Es ist eine der blutigsten Eskalationen im Westjordanland seit rund 20 Jahren: Das israelische Militär ist am Donnerstagabend in ein Flüchtlingslager in Dschenin eingedrungen, um einen Terroranschlag zu verhindern, wie Israel sagt. Dabei sind neun Menschen ums Leben gekommen, zwei Dutzend wurden verletzt. Die palästinensische Regierung hat drei Trauertage angeordnet.
Die Reaktion folgte prompt: Militante Palästinenser feuerten fünf Raketen auf Israel ab, dieses bombardierte daraufhin laut israelischen Angaben eine unterirdische Produktionsstätte für Militärraketen der radikalislamischen Hamas im Gazastreifen. Laut israelische Medienberichten muss man sich auf eine mögliche Eskalation des Konflikts zwischen Israelis und Palästinensern einstellen. Die Fronten im 75 Jahre alten Nahost-Konflikt sind verhärtet.
Der neue Sicherheitsminister Israels gehörte früher einer terroristischen Jugendorganisation an, die als so extremistisch eingestuft wurde, dass er vom israelischen Militärdienst ausgeschlossen wurde.
Erst jüngst hat Israel eine neue, konservative Regierung gewählt.
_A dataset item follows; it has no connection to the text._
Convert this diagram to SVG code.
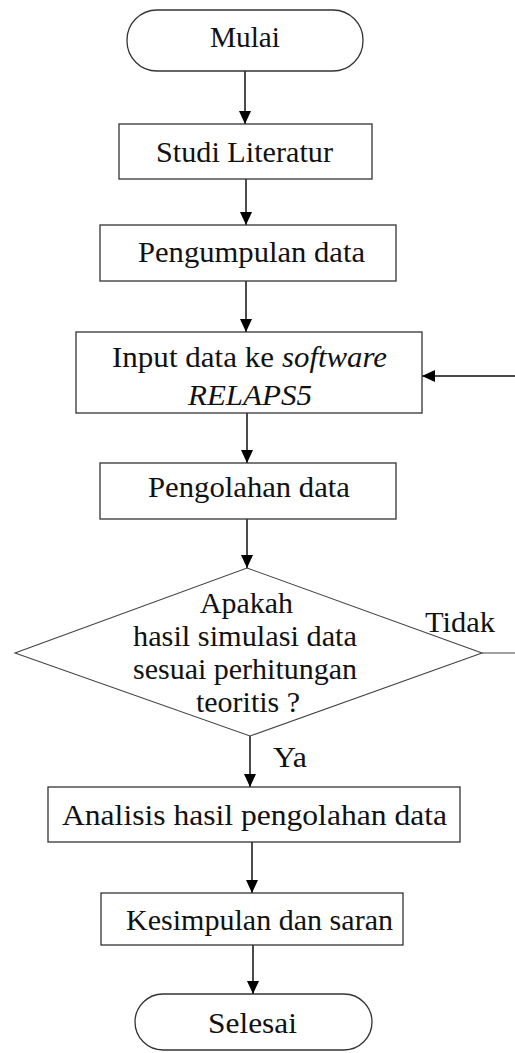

Diese will einen harten Kurs gegen die Palästinenserinnen und Palästinenser fahren. Die jüngste Aktion gehe aber wohl nicht auf deren Konto, sagt SRF-Korrespondentin Susanne Brunner. Aber: «Erst vor einigen Tagen hatte der neue Sicherheitsminister Itamar Ben-Gvir einen neuen Gazakrieg heraufbeschworen. Ben-Gvir gehörte in seiner Jugend einer terroristischen Jugendorganisation an, die als so extremistisch eingestuft wurde, dass der heutige Minister vom israelischen Militärdienst ausgeschlossen wurde.»
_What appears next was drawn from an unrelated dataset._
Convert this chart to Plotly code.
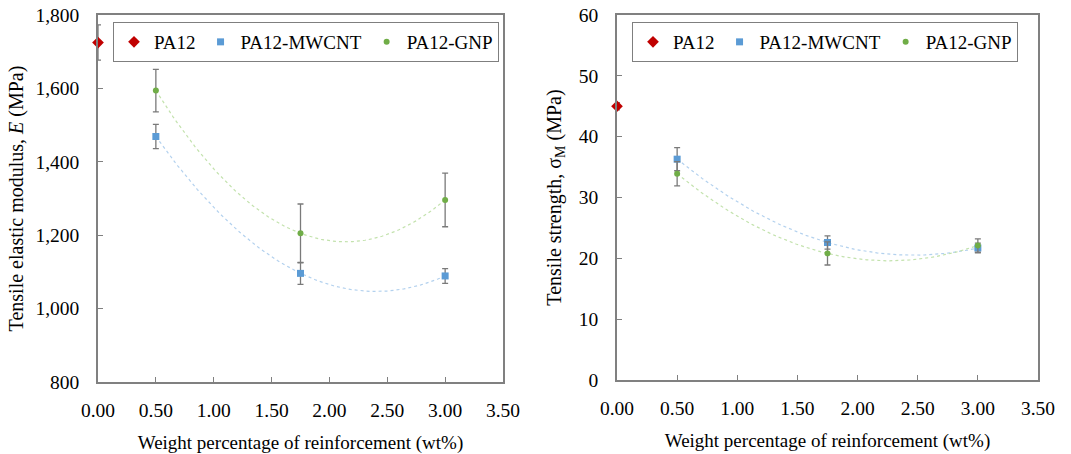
import numpy as np
import plotly.graph_objects as go

# ---------------- data ----------------
x_pa12 = [0.0]
x_fill = [0.5, 1.75, 3.0]

# Tensile elastic modulus E (MPa)
E_pa12 = [1725]
E_pa12_err = [48]
E_mwcnt = [1469, 1096, 1089]
E_mwcnt_err = [33, 30, 20]
E_gnp = [1594, 1205, 1296]
E_gnp_err = [58, 80, 73]

# Tensile strength sigma_M (MPa)
S_pa12 = [45.0]
S_pa12_err = [0.6]
S_mwcnt = [36.3, 22.6, 21.7]
S_mwcnt_err = [1.9, 1.1, 0.8]
S_gnp = [33.9, 20.8, 22.1]
S_gnp_err = [2.0, 1.9, 1.1]

names = ["PA12", "PA12-MWCNT", "PA12-GNP"]
# ---------------------------------------

RED = "#c00000"
BLUE = "#5b9bd5"
GREEN = "#70ad47"
LBLUE = "#b3d1ee"
LGREEN = "#c3e2ad"
ERRC = "#7a7a7a"
FONT = "'Liberation Serif', 'Times New Roman', 'DejaVu Serif', serif"

W, H = 1071, 454
fig = go.Figure()


def err(v):
    return dict(type="data", array=v, visible=True, color=ERRC, thickness=1.3, width=3)


def trend(xs, ys):
    c = np.polyfit(xs, ys, 2)
    xx = np.linspace(min(xs), max(xs), 120)
    return xx, np.polyval(c, xx)


panels = [
    ("x", "y", "legend", E_pa12, E_pa12_err, E_mwcnt, E_mwcnt_err, E_gnp, E_gnp_err),
    ("x2", "y2", "legend2", S_pa12, S_pa12_err, S_mwcnt, S_mwcnt_err, S_gnp, S_gnp_err),
]

for xa, ya, lg, p, pe, m, me, g, ge in panels:
    for ys, col in ((m, LBLUE), (g, LGREEN)):
        tx, ty = trend(x_fill, ys)
        fig.add_trace(go.Scatter(x=tx, y=ty, mode="lines", xaxis=xa, yaxis=ya,
                                 line=dict(color=col, width=1.2, dash="dot"),
                                 showlegend=False, hoverinfo="skip"))
    fig.add_trace(go.Scatter(x=x_pa12, y=p, error_y=err(pe), mode="markers", name=names[0],
                             xaxis=xa, yaxis=ya, legend=lg, cliponaxis=False,
                             marker=dict(symbol="diamond", color=RED, size=9)))
    fig.add_trace(go.Scatter(x=x_fill, y=m, error_y=err(me), mode="markers", name=names[1],
                             xaxis=xa, yaxis=ya, legend=lg, cliponaxis=False,
                             marker=dict(symbol="square", color=BLUE, size=7)))
    fig.add_trace(go.Scatter(x=x_fill, y=g, error_y=err(ge), mode="markers", name=names[2],
                             xaxis=xa, yaxis=ya, legend=lg, cliponaxis=False,
                             marker=dict(symbol="circle", color=GREEN, size=6)))

axis_common = dict(showline=True, linecolor="#808080", linewidth=1.5, mirror=True,
                   ticks="inside", ticklen=5, tickcolor="#808080", tickwidth=1,
                   showgrid=False, zeroline=False, automargin=False,
                   tickfont=dict(family=FONT, size=19.5, color="#000000"))

xtitle = "Weight percentage of reinforcement (wt%)"
legend_common = dict(orientation="h", xanchor="left", yanchor="top",
                     bgcolor="white", bordercolor="#7f7f7f", borderwidth=1,
                     itemwidth=30, tracegroupgap=0,
                     font=dict(family=FONT, size=19, color="#000000"))

fig.update_layout(
    width=W, height=H,
    margin=dict(l=0, r=0, t=0, b=0),
    paper_bgcolor="white", plot_bgcolor="white",
    font=dict(family=FONT, size=19, color="#000000"),
    showlegend=True,
    xaxis=dict(axis_common, domain=[98 / W, 503 / W], range=[0, 3.5], dtick=0.5,
               tickformat=".2f", anchor="y", ticklabelstandoff=10,
               title=dict(text=xtitle, font=dict(family=FONT, size=19), standoff=20)),
    yaxis=dict(axis_common, domain=[1 - 382 / H, 1 - 15 / H], range=[800, 1800], dtick=200,
               tickformat=",d", anchor="x", ticklabelstandoff=13,
               title=dict(text="Tensile elastic modulus, <i>E</i> (MPa)",
                          font=dict(family=FONT, size=20), standoff=6)),
    xaxis2=dict(axis_common, domain=[617 / W, 1038 / W], range=[0, 3.5], dtick=0.5,
                tickformat=".2f", anchor="y2", ticklabelstandoff=10,
                title=dict(text=xtitle, font=dict(family=FONT, size=19), standoff=16)),
    yaxis2=dict(axis_common, domain=[1 - 380 / H, 1 - 15 / H], range=[0, 60], dtick=10,
                anchor="x2", ticklabelstandoff=13,
                title=dict(text="Tensile strength, σ<sub>M</sub> (MPa)",
                           font=dict(family=FONT, size=20), standoff=12)),
    legend=dict(legend_common, x=113 / W, y=1 - 22 / H),
    legend2=dict(legend_common, x=632 / W, y=1 - 22 / H),
)

fig.write_html("out.html", config={"displayModeBar": False},
               post_script="document.body.style.margin='0';document.body.style.overflow='hidden';")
Haltung Israels spielt Hamas in die Hände
Er und andere rechtsextreme Minister fordern die Annexion der palästinensischen Gebiete im Westjordanland und den ungehinderten Ausbau jüdischer Siedlungen. «Diese Haltung befeuert die Verunsicherung und die Wut in den Palästinensergebieten.» Das wiederum nutzen extremistische palästinensische Terrorgruppierungen wie etwa die Hamas aus, um junge, arbeitslose Männer zu rekrutieren und Terroranschläge in Israel zu planen und durchzuführen.
Die Hamas wird von der EU als Terrororganisation eingestuft. Seit einer Serie von Anschlägen in Israel unternimmt die israelische Armee im Westjordanland vermehrt Razzien. «Obwohl Razzia wohl ein zu schöner Begriff ist. Die jüngste Aktion in Dschenin war eine militärische Aktion», sagt Brunner. Dieses Jahr wurden bereits 30 Palästinenser in Zusammenhang mit Militäreinsätzen oder eigenen Anschlägen getötet, darunter fünf Jugendliche. Im vergangenen Jahr waren es 172 – so viele wie zuletzt 2006.
Wut auf palästinensische Regierung
Dschenin gilt als eine Hochburg militanter Palästinenser. Die Palästinensische Autonomiebehörde kündigte am Abend die Zusammenarbeit mit Israel in Sicherheitsfragen auf. Als Grund nannte die Behörde einseitige Schritte und Massnahmen Israels im Westjordanland sowie die Vorfälle in Dschenin.
Ähnliche Ankündigungen hatte die Autonomiebehörde bei früheren Gelegenheiten gemacht – sie wurden allerdings nicht umgesetzt. «Die Wut der jugendlichen Palästinenser und Palästinenserinnen richtete sich bei einer Demonstration am Donnerstag nicht nur gegen die Israelis, sondern auch gegen die eigene Regierung», so Brunner.
Der Islamische Dschihad ist besonders im Gazastreifen aktiv und verübt von dort aus regelmässig Raketenangriffe auf Israel. Im Sommer hatte die israelische Armee einen grossangelegten Militäreinsatz gegen führende Mitglieder des Islamischen Dschihads begonnen. Diese liessen daraufhin mehr als 1000 Raketen vom Gazastreifen auf israelische Ortschaften abfeuern. Nach dreitägigen Kämpfen wurde eine Waffenruhe vereinbart.